Chorionic villi, which constitute the functional tissue of the placenta, consist of a connective tissue core and a two-layered epithelial cellular covering. The outermost layer consists of syncytiotrophoblasts. Immediately under this is a layer of cells, referred to as cytotrophoblasts, from which the syncytiotrophoblast derives. Thus, cytotrophoblasts are numerous in the early placenta but relatively sparse in the placenta of late pregnancy.
The syncytiotrophoblast not only covers the surface of the chorionic villi but also extends from the anchoring villi onto the surface of the basal plate and onto the placental septa. As a consequence, the entire compartment in which maternal blood is contained is walled by syncytiotrophoblasts.
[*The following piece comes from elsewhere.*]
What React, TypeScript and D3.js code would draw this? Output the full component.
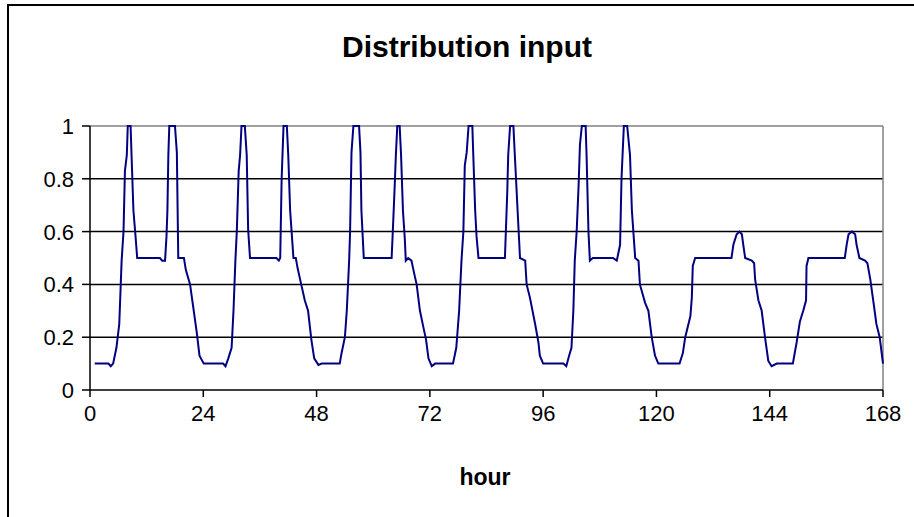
import React from "react";
import * as d3 from "d3";

const title = "Distribution input";
const xLabel = "hour";
const xTicks = [0, 24, 48, 72, 96, 120, 144, 168];
const yTicks = [0, 0.2, 0.4, 0.6, 0.8, 1];

// [hour, value] points, one list per day
const day1: [number, number][] = [[1.0,0.1],[3.9,0.1],[4.4,0.09],[4.9,0.1],[5.6,0.16],[6.2,0.25],[6.7,0.49],[7.1,0.6],[7.4,0.83],[7.8,0.89],[8.0,1.0],[8.6,1.0],[8.8,0.89],[9.2,0.68],[9.7,0.57],[10.0,0.5],[14.8,0.5],[15.3,0.49],[15.9,0.49],[16.2,0.58],[16.4,0.68],[16.6,0.89],[16.8,1.0],[18.0,1.0],[18.4,0.9],[18.7,0.5],[19.9,0.5],[20.3,0.455],[21.2,0.4],[21.9,0.31],[22.6,0.22],[23.2,0.13],[24.1,0.1]];
const day2: [number, number][] = [[28.2,0.1],[28.7,0.09],[29.3,0.12],[30.0,0.16],[30.4,0.3],[30.8,0.49],[31.1,0.6],[31.5,0.83],[31.8,0.89],[32.1,1.0],[32.8,1.0],[33.2,0.89],[33.5,0.61],[33.9,0.5],[39.5,0.5],[40.0,0.49],[40.3,0.5],[40.6,0.8],[41.0,1.0],[41.7,1.0],[42.0,0.89],[42.4,0.68],[43.1,0.5],[43.6,0.5],[44.0,0.46],[44.5,0.42],[45.5,0.34],[46.2,0.3],[46.9,0.19],[47.5,0.12],[48.4,0.095],[49.1,0.1]];
const day3: [number, number][] = [[52.9,0.1],[53.3,0.14],[54.0,0.2],[54.4,0.3],[54.9,0.49],[55.1,0.6],[55.3,0.8],[55.4,0.9],[55.8,1.0],[57.0,1.0],[57.3,0.9],[57.5,0.68],[58.0,0.5],[63.9,0.5],[64.1,0.58],[64.5,0.75],[64.8,0.89],[65.1,1.0],[65.6,1.0],[65.9,0.89],[66.3,0.68],[66.7,0.57],[66.9,0.49],[67.4,0.5],[68.1,0.49],[68.7,0.44],[69.2,0.4],[69.9,0.3],[70.6,0.24],[71.2,0.19],[71.7,0.12],[72.4,0.09],[73.1,0.1]];
const day4: [number, number][] = [[76.9,0.1],[77.6,0.16],[78.2,0.3],[78.7,0.49],[79.1,0.6],[79.4,0.85],[79.8,0.9],[80.2,1.0],[81.0,1.0],[81.2,0.89],[81.6,0.68],[81.9,0.58],[82.3,0.5],[87.9,0.5],[88.1,0.6],[88.4,0.75],[88.6,0.89],[89.0,1.0],[89.7,1.0],[90.0,0.89],[90.7,0.64],[91.1,0.5],[92.2,0.49],[92.5,0.4],[93.2,0.35],[94.3,0.25],[95.0,0.18],[95.3,0.13],[96.0,0.1]];
const day5: [number, number][] = [[100.3,0.1],[100.9,0.09],[101.5,0.13],[102.0,0.16],[102.4,0.3],[102.7,0.49],[103.1,0.6],[103.5,0.77],[103.8,0.93],[104.2,1.0],[105.0,1.0],[105.2,0.89],[105.6,0.6],[105.9,0.49],[106.5,0.5],[110.8,0.5],[111.6,0.49],[112.3,0.55],[112.6,0.8],[113.1,1.0],[113.8,1.0],[114.4,0.89],[114.8,0.68],[115.5,0.5],[116.2,0.49],[116.5,0.4],[117.6,0.33],[118.3,0.3],[119.0,0.2],[119.7,0.13],[120.4,0.1]];
const day6: [number, number][] = [[124.9,0.1],[125.6,0.14],[126.1,0.2],[127.2,0.28],[127.5,0.35],[127.7,0.47],[128.2,0.5],[135.9,0.5],[136.3,0.55],[137.0,0.59],[137.6,0.6],[138.1,0.59],[138.4,0.55],[138.8,0.5],[140.2,0.49],[140.7,0.48],[140.9,0.42],[141.6,0.34],[142.3,0.3],[143.0,0.2],[143.7,0.11],[144.4,0.09],[145.5,0.1]];
const day7: [number, number][] = [[148.9,0.1],[149.7,0.18],[150.4,0.26],[151.1,0.3],[151.7,0.34],[151.8,0.47],[152.2,0.5],[159.9,0.5],[160.3,0.55],[160.7,0.59],[161.4,0.6],[162.1,0.59],[162.4,0.55],[163.0,0.5],[164.2,0.49],[164.7,0.48],[165.3,0.42],[166.0,0.33],[166.6,0.25],[167.3,0.2],[168.0,0.1]];

const series = [...day1, ...day2, ...day3, ...day4, ...day5, ...day6, ...day7];

const W = 914;
const H = 517;
const left = 90, right = 883, top = 126, bottom = 390;
const font = "'Liberation Sans', Arial, sans-serif";

export default function App() {
  const x = d3.scaleLinear().domain([0, 168]).range([left, right]);
  const y = d3.scaleLinear().domain([0, 1]).range([bottom, top]);
  const line = d3.line<[number, number]>().x(d => x(d[0])).y(d => y(d[1]));
  return (
    <svg width={W} height={H} style={{ position: "absolute", left: 0, top: 0, background: "#fff" }}>
      <rect x={8} y={5} width={W + 20} height={H + 20} fill="#fff" stroke="#000" strokeWidth={2} />
      <text x={467} y={57} textAnchor="middle" fontFamily={font} fontWeight="bold" fontSize={30}>{title}</text>
      {yTicks.filter(t => t > 0 && t < 1).map(t => (
        <line key={"g" + t} x1={left} x2={right} y1={y(t)} y2={y(t)} stroke="#000" strokeWidth={1.5} />
      ))}
      <line x1={left} x2={right} y1={top} y2={top} stroke="#808080" strokeWidth={1.5} />
      <line x1={right} x2={right} y1={top} y2={bottom} stroke="#808080" strokeWidth={1.5} />
      <path d={line(series) || ""} fill="none" stroke="#000080" strokeWidth={2} />
      <line x1={left} x2={left} y1={top} y2={bottom} stroke="#000" strokeWidth={1.5} />
      <line x1={left} x2={right} y1={bottom} y2={bottom} stroke="#000" strokeWidth={1.5} />
      {yTicks.map(t => (
        <g key={"y" + t}>
          <line x1={left - 8} x2={left} y1={y(t)} y2={y(t)} stroke="#000" strokeWidth={1.5} />
          <text x={left - 16} y={y(t) + 8} textAnchor="end" fontFamily={font} fontSize={22}>{t}</text>
        </g>
      ))}
      {xTicks.map(t => (
        <g key={"x" + t}>
          <line x1={x(t)} x2={x(t)} y1={bottom} y2={bottom + 7} stroke="#000" strokeWidth={1.5} />
          <text x={x(t)} y={bottom + 31} textAnchor="middle" fontFamily={font} fontSize={22}>{t}</text>
        </g>
      ))}
      <text x={485} y={485} textAnchor="middle" fontFamily={font} fontWeight="bold" fontSize={23}>{xLabel}</text>
    </svg>
  );
}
Except for relatively rare rupturing of capillary walls, which is more common at delivery, fetal and maternal blood do not mix. This separation of the fetal and maternal blood, referred to as the placental barrier, is maintained primarily by the layers of fetal tissue. Starting at the fourth month, these layers become very thin to facilitate the exchange of products across the placental barrier. The thinning of the wall of the villus is due to the loss of the inner cytotrophoblastic layer. At its thinnest, the placental barrier consists of the syncytiotrophoblast, a sparse discontinuous inner cytotrophoblast layer, basal lamina of the trophoblast, connective tissue of the villus, basal lamina of the endothelium, and endothelium of the fetal placental capillary in the tertiary villus. Thus, this barrier bears a strong resemblance to the air-blood barrier of the lung, with which it has an important parallel function, namely, the exchange of oxygen and carbon dioxide, in this case between the maternal blood and the fetal blood. In addition, metabolic substrates and products, hormones and other regulatory molecules, and antibodies that confer passive immunity on the fetus also routinely cross the placental barrier. Unfortunately, so too do potentially dangerous agents such as alcohol, nicotine, drugs, viruses, exogenous hormones, and heavy metals that can harm the embryo or fetus.